- _PROBLEM TO SOLVE_
Your task is to repeat all of the data exactly while excluding the pictures.
======
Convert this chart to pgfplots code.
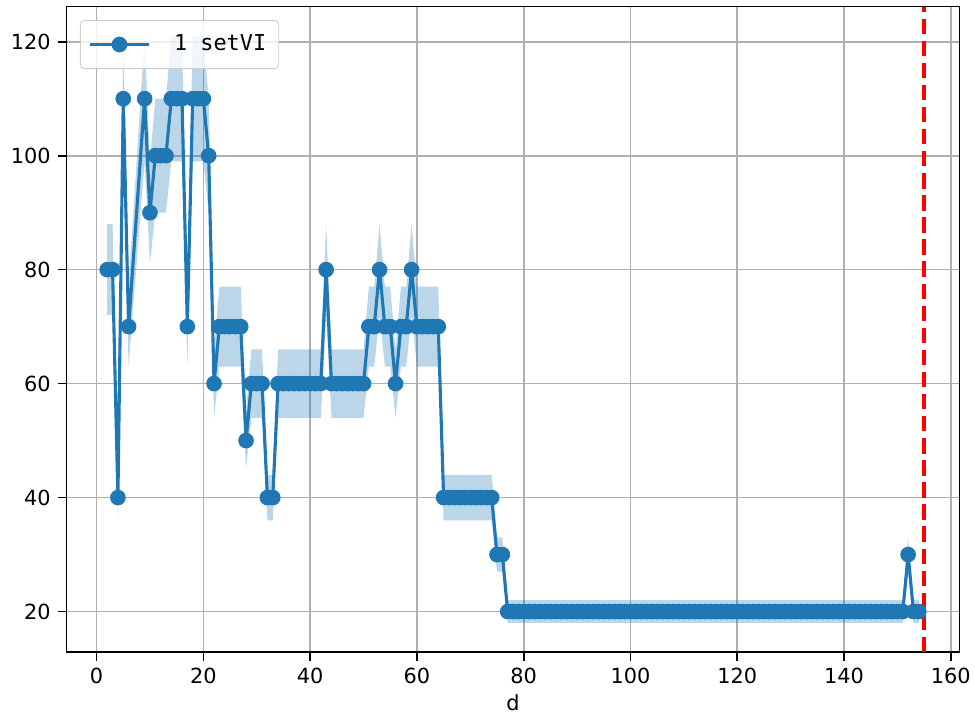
\documentclass[border=0pt]{standalone}
\usepackage{fontspec}
\setmainfont{DejaVu Sans}
\newfontfamily\monofont{DejaVu Sans Mono}
\usepackage{pgfplots}
\pgfplotsset{compat=1.18}
\usepgfplotslibrary{fillbetween}
\usepackage{pgfplotstable}
\definecolor{mplblue}{HTML}{1F77B4}
\definecolor{mplgrid}{HTML}{B0B0B0}

% x, value, lower and upper edge of the band
\pgfplotstableread{
x y lo hi
2 80 72 88
3 80 72 88
4 40 36 44
5 110 99 121
6 70 63 77
9 110 99 121
10 90 81 99
11 100 90 110
12 100 90 110
13 100 90 110
14 110 99 121
15 110 99 121
16 110 99 121
17 70 63 77
18 110 99 121
19 110 99 121
20 110 99 121
21 100 90 110
22 60 54 66
23 70 63 77
24 70 63 77
25 70 63 77
26 70 63 77
27 70 63 77
28 50 45 55
29 60 54 66
30 60 54 66
31 60 54 66
32 40 36 44
33 40 36 44
34 60 54 66
35 60 54 66
36 60 54 66
37 60 54 66
38 60 54 66
39 60 54 66
40 60 54 66
41 60 54 66
42 60 54 66
43 80 72 88
44 60 54 66
45 60 54 66
46 60 54 66
47 60 54 66
48 60 54 66
49 60 54 66
50 60 54 66
51 70 63 77
52 70 63 77
53 80 72 88
54 70 63 77
55 70 63 77
56 60 54 66
57 70 63 77
58 70 63 77
59 80 72 88
60 70 63 77
61 70 63 77
62 70 63 77
63 70 63 77
64 70 63 77
65 40 36 44
66 40 36 44
67 40 36 44
68 40 36 44
69 40 36 44
70 40 36 44
71 40 36 44
72 40 36 44
73 40 36 44
74 40 36 44
75 30 27 33
76 30 27 33
77 20 18 22
78 20 18 22
79 20 18 22
80 20 18 22
81 20 18 22
82 20 18 22
83 20 18 22
84 20 18 22
85 20 18 22
86 20 18 22
87 20 18 22
88 20 18 22
89 20 18 22
90 20 18 22
91 20 18 22
92 20 18 22
93 20 18 22
94 20 18 22
95 20 18 22
96 20 18 22
97 20 18 22
98 20 18 22
99 20 18 22
100 20 18 22
101 20 18 22
102 20 18 22
103 20 18 22
104 20 18 22
105 20 18 22
106 20 18 22
107 20 18 22
108 20 18 22
109 20 18 22
110 20 18 22
111 20 18 22
112 20 18 22
113 20 18 22
114 20 18 22
115 20 18 22
116 20 18 22
117 20 18 22
118 20 18 22
119 20 18 22
120 20 18 22
121 20 18 22
122 20 18 22
123 20 18 22
124 20 18 22
125 20 18 22
126 20 18 22
127 20 18 22
128 20 18 22
129 20 18 22
130 20 18 22
131 20 18 22
132 20 18 22
133 20 18 22
134 20 18 22
135 20 18 22
136 20 18 22
137 20 18 22
138 20 18 22
139 20 18 22
140 20 18 22
141 20 18 22
142 20 18 22
143 20 18 22
144 20 18 22
145 20 18 22
146 20 18 22
147 20 18 22
148 20 18 22
149 20 18 22
150 20 18 22
151 20 18 22
152 30 27 33
153 20 18 22
154 20 18 22
}\datatable

\begin{document}
\begin{tikzpicture}
\begin{axis}[
    scale only axis,
    width=428.5pt, height=309.9pt,
    xmin=-5.6, xmax=161.6,
    ymin=12.85, ymax=126.15,
    xtick={0,20,...,160},
    ytick={20,40,...,120},
    tick align=outside,
    tick pos=left,
    major tick length=4.2pt,
    every tick/.style={black, line width=0.8pt},
    axis line style={line width=0.8pt},
    grid=major,
    major grid style={mplgrid, line width=0.8pt},
    ticklabel style={font=\fontsize{10}{12}\selectfont},
    /pgf/number format/assume math mode=true,
    xlabel={d},
    xlabel style={font=\fontsize{10}{12}\selectfont, yshift=2pt},
    legend style={at={(0,1)}, anchor=north west, xshift=6.4pt, yshift=-6.4pt,
        draw=black!20, rounded corners=2pt, fill=white, fill opacity=0.8,
        text opacity=1, inner xsep=4pt, inner ysep=5pt,
        font=\fontsize{10.5}{12}\selectfont},
    legend cell align=left,
    legend image code/.code={
        \draw[mark repeat=2, mark phase=2, fill opacity=1, draw opacity=1, #1]
            plot coordinates {(0pt,0pt) (14pt,0pt) (28pt,0pt)};
    },
]
\addplot[draw=none, name path=upper, forget plot] table[x=x, y=hi] {\datatable};
\addplot[draw=none, name path=lower, forget plot] table[x=x, y=lo] {\datatable};
\addplot[mplblue, fill opacity=0.3, draw=none, forget plot] fill between[of=upper and lower];
\addplot[mplblue, line width=1.5pt, mark=*, mark size=3pt,
    mark options={solid, fill=mplblue, draw=mplblue}] table[x=x, y=y] {\datatable};
\addlegendentry{{\monofont\hspace{0.9em}1 setVI}}
\addplot[red, line width=2pt, dash pattern=on 7.4pt off 3.2pt, forget plot]
    coordinates {(155,12.85) (155,126.15)};
\end{axis}
\pgfresetboundingbox
\path ([shift={(-32pt,-34.9pt)}]current axis.south west)
    rectangle ([shift={(7.5pt,3.2pt)}]current axis.north east);
\end{tikzpicture}
\end{document}
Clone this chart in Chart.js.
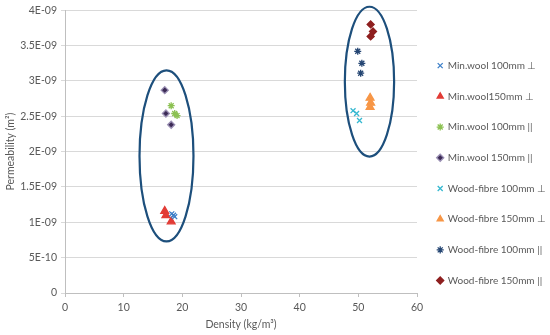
======
- _FINAL RESULT_
Convert this chart to pgfplots code.
\documentclass[border=0pt]{standalone}
\usepackage{fontspec}
\setmainfont{DejaVu Sans}
\newfontfamily\monofont{DejaVu Sans Mono}
\usepackage{pgfplots}
\pgfplotsset{compat=1.18}
\usepgfplotslibrary{fillbetween}
\usepackage{pgfplotstable}
\definecolor{mplblue}{HTML}{1F77B4}
\definecolor{mplgrid}{HTML}{B0B0B0}

% x, value, lower and upper edge of the band
\pgfplotstableread{
x y lo hi
2 80 72 88
3 80 72 88
4 40 36 44
5 110 99 121
6 70 63 77
9 110 99 121
10 90 81 99
11 100 90 110
12 100 90 110
13 100 90 110
14 110 99 121
15 110 99 121
16 110 99 121
17 70 63 77
18 110 99 121
19 110 99 121
20 110 99 121
21 100 90 110
22 60 54 66
23 70 63 77
24 70 63 77
25 70 63 77
26 70 63 77
27 70 63 77
28 50 45 55
29 60 54 66
30 60 54 66
31 60 54 66
32 40 36 44
33 40 36 44
34 60 54 66
35 60 54 66
36 60 54 66
37 60 54 66
38 60 54 66
39 60 54 66
40 60 54 66
41 60 54 66
42 60 54 66
43 80 72 88
44 60 54 66
45 60 54 66
46 60 54 66
47 60 54 66
48 60 54 66
49 60 54 66
50 60 54 66
51 70 63 77
52 70 63 77
53 80 72 88
54 70 63 77
55 70 63 77
56 60 54 66
57 70 63 77
58 70 63 77
59 80 72 88
60 70 63 77
61 70 63 77
62 70 63 77
63 70 63 77
64 70 63 77
65 40 36 44
66 40 36 44
67 40 36 44
68 40 36 44
69 40 36 44
70 40 36 44
71 40 36 44
72 40 36 44
73 40 36 44
74 40 36 44
75 30 27 33
76 30 27 33
77 20 18 22
78 20 18 22
79 20 18 22
80 20 18 22
81 20 18 22
82 20 18 22
83 20 18 22
84 20 18 22
85 20 18 22
86 20 18 22
87 20 18 22
88 20 18 22
89 20 18 22
90 20 18 22
91 20 18 22
92 20 18 22
93 20 18 22
94 20 18 22
95 20 18 22
96 20 18 22
97 20 18 22
98 20 18 22
99 20 18 22
100 20 18 22
101 20 18 22
102 20 18 22
103 20 18 22
104 20 18 22
105 20 18 22
106 20 18 22
107 20 18 22
108 20 18 22
109 20 18 22
110 20 18 22
111 20 18 22
112 20 18 22
113 20 18 22
114 20 18 22
115 20 18 22
116 20 18 22
117 20 18 22
118 20 18 22
119 20 18 22
120 20 18 22
121 20 18 22
122 20 18 22
123 20 18 22
124 20 18 22
125 20 18 22
126 20 18 22
127 20 18 22
128 20 18 22
129 20 18 22
130 20 18 22
131 20 18 22
132 20 18 22
133 20 18 22
134 20 18 22
135 20 18 22
136 20 18 22
137 20 18 22
138 20 18 22
139 20 18 22
140 20 18 22
141 20 18 22
142 20 18 22
143 20 18 22
144 20 18 22
145 20 18 22
146 20 18 22
147 20 18 22
148 20 18 22
149 20 18 22
150 20 18 22
151 20 18 22
152 30 27 33
153 20 18 22
154 20 18 22
}\datatable

\begin{document}
\begin{tikzpicture}
\begin{axis}[
    scale only axis,
    width=428.5pt, height=309.9pt,
    xmin=-5.6, xmax=161.6,
    ymin=12.85, ymax=126.15,
    xtick={0,20,...,160},
    ytick={20,40,...,120},
    tick align=outside,
    tick pos=left,
    major tick length=4.2pt,
    every tick/.style={black, line width=0.8pt},
    axis line style={line width=0.8pt},
    grid=major,
    major grid style={mplgrid, line width=0.8pt},
    ticklabel style={font=\fontsize{10}{12}\selectfont},
    /pgf/number format/assume math mode=true,
    xlabel={d},
    xlabel style={font=\fontsize{10}{12}\selectfont, yshift=2pt},
    legend style={at={(0,1)}, anchor=north west, xshift=6.4pt, yshift=-6.4pt,
        draw=black!20, rounded corners=2pt, fill=white, fill opacity=0.8,
        text opacity=1, inner xsep=4pt, inner ysep=5pt,
        font=\fontsize{10.5}{12}\selectfont},
    legend cell align=left,
    legend image code/.code={
        \draw[mark repeat=2, mark phase=2, fill opacity=1, draw opacity=1, #1]
            plot coordinates {(0pt,0pt) (14pt,0pt) (28pt,0pt)};
    },
]
\addplot[draw=none, name path=upper, forget plot] table[x=x, y=hi] {\datatable};
\addplot[draw=none, name path=lower, forget plot] table[x=x, y=lo] {\datatable};
\addplot[mplblue, fill opacity=0.3, draw=none, forget plot] fill between[of=upper and lower];
\addplot[mplblue, line width=1.5pt, mark=*, mark size=3pt,
    mark options={solid, fill=mplblue, draw=mplblue}] table[x=x, y=y] {\datatable};
\addlegendentry{{\monofont\hspace{0.9em}1 setVI}}
\addplot[red, line width=2pt, dash pattern=on 7.4pt off 3.2pt, forget plot]
    coordinates {(155,12.85) (155,126.15)};
\end{axis}
\pgfresetboundingbox
\path ([shift={(-32pt,-34.9pt)}]current axis.south west)
    rectangle ([shift={(7.5pt,3.2pt)}]current axis.north east);
\end{tikzpicture}
\end{document}
Clone this chart in Chart.js.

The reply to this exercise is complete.